Line by line, repeat the data below exactly, beginning at the first line and ending at the line with "(modulo) at (58,239)". Omit pictures.

Source data
● ● ●

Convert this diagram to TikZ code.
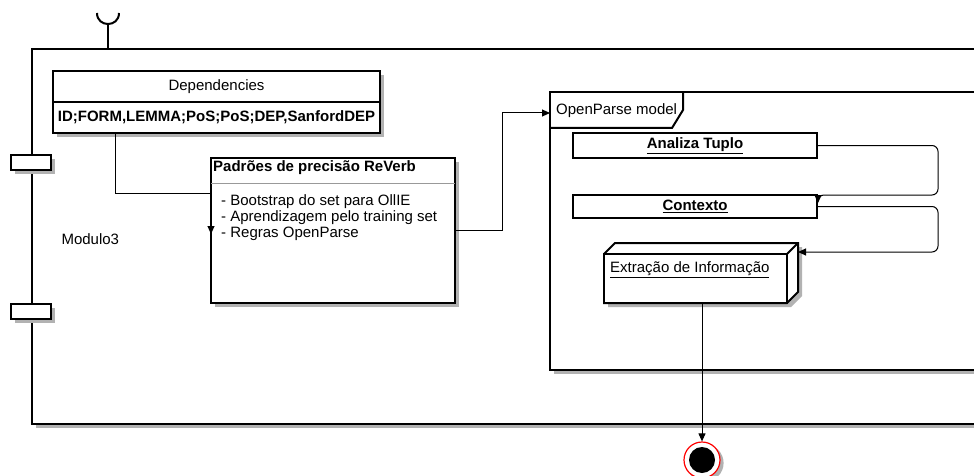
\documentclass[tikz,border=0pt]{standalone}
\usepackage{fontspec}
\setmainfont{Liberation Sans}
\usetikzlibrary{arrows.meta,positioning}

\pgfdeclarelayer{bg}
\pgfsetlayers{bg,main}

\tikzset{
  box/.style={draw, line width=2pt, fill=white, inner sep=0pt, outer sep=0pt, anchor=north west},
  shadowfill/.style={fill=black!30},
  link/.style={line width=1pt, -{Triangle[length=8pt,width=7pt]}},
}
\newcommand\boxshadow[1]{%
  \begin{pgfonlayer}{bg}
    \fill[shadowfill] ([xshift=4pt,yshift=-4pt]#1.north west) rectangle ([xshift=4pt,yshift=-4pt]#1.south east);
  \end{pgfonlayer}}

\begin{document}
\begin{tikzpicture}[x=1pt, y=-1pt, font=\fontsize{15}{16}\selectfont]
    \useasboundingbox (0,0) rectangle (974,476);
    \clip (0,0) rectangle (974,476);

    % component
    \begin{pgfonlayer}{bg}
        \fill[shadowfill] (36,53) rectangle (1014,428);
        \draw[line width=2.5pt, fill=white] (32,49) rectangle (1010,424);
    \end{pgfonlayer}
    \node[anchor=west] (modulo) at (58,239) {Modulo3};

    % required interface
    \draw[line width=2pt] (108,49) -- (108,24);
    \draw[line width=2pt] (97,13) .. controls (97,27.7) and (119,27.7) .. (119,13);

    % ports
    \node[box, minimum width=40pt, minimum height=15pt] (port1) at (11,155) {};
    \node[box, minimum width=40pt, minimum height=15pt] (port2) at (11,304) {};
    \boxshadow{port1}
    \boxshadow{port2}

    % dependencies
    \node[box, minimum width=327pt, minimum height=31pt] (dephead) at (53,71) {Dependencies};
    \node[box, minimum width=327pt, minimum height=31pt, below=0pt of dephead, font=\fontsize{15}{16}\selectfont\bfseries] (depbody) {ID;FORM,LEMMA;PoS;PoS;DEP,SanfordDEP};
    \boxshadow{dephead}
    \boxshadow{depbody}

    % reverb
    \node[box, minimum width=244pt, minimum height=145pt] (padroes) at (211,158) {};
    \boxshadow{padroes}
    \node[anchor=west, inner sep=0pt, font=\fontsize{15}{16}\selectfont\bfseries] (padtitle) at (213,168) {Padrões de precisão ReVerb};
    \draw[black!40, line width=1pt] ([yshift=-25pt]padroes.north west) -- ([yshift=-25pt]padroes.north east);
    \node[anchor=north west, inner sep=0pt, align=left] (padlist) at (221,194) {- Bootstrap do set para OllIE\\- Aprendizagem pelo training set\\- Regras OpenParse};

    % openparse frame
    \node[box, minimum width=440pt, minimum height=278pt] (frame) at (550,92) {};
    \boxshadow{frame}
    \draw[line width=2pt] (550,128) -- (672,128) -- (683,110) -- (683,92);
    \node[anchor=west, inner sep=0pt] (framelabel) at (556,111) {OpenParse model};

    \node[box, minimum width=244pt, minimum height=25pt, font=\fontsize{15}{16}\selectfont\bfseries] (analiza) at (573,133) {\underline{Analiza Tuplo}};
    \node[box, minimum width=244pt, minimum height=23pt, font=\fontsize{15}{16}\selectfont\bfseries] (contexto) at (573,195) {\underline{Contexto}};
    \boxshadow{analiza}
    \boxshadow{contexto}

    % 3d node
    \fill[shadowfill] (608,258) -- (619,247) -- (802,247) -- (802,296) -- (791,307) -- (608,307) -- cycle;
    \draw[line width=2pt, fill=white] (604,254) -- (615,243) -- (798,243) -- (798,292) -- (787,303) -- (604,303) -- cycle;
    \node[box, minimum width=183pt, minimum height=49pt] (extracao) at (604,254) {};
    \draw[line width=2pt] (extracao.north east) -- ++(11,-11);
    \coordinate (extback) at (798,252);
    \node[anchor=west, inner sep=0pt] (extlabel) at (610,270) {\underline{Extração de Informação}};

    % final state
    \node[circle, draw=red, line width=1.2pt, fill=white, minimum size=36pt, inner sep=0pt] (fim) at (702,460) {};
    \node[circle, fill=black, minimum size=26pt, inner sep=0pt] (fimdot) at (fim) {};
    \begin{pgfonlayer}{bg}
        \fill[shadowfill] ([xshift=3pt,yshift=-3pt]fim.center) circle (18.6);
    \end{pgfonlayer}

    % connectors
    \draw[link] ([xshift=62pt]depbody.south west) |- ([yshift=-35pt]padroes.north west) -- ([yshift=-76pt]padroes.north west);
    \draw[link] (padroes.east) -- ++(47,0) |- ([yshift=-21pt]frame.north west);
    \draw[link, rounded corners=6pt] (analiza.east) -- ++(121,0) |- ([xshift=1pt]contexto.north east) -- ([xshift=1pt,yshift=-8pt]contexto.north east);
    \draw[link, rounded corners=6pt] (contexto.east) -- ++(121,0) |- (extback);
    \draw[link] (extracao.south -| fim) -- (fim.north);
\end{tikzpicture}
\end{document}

● ● ●

Result for this exercise
Convert this diagram to TikZ code.
\documentclass[tikz,border=0pt]{standalone}
\usepackage{fontspec}
\setmainfont{Liberation Sans}
\usetikzlibrary{arrows.meta,positioning}

\pgfdeclarelayer{bg}
\pgfsetlayers{bg,main}

\tikzset{
  box/.style={draw, line width=2pt, fill=white, inner sep=0pt, outer sep=0pt, anchor=north west},
  shadowfill/.style={fill=black!30},
  link/.style={line width=1pt, -{Triangle[length=8pt,width=7pt]}},
}
\newcommand\boxshadow[1]{%
  \begin{pgfonlayer}{bg}
    \fill[shadowfill] ([xshift=4pt,yshift=-4pt]#1.north west) rectangle ([xshift=4pt,yshift=-4pt]#1.south east);
  \end{pgfonlayer}}

\begin{document}
\begin{tikzpicture}[x=1pt, y=-1pt, font=\fontsize{15}{16}\selectfont]
    \useasboundingbox (0,0) rectangle (974,476);
    \clip (0,0) rectangle (974,476);

    % component
    \begin{pgfonlayer}{bg}
        \fill[shadowfill] (36,53) rectangle (1014,428);
        \draw[line width=2.5pt, fill=white] (32,49) rectangle (1010,424);
    \end{pgfonlayer}
    \node[anchor=west] (modulo) at (58,239) {Modulo3};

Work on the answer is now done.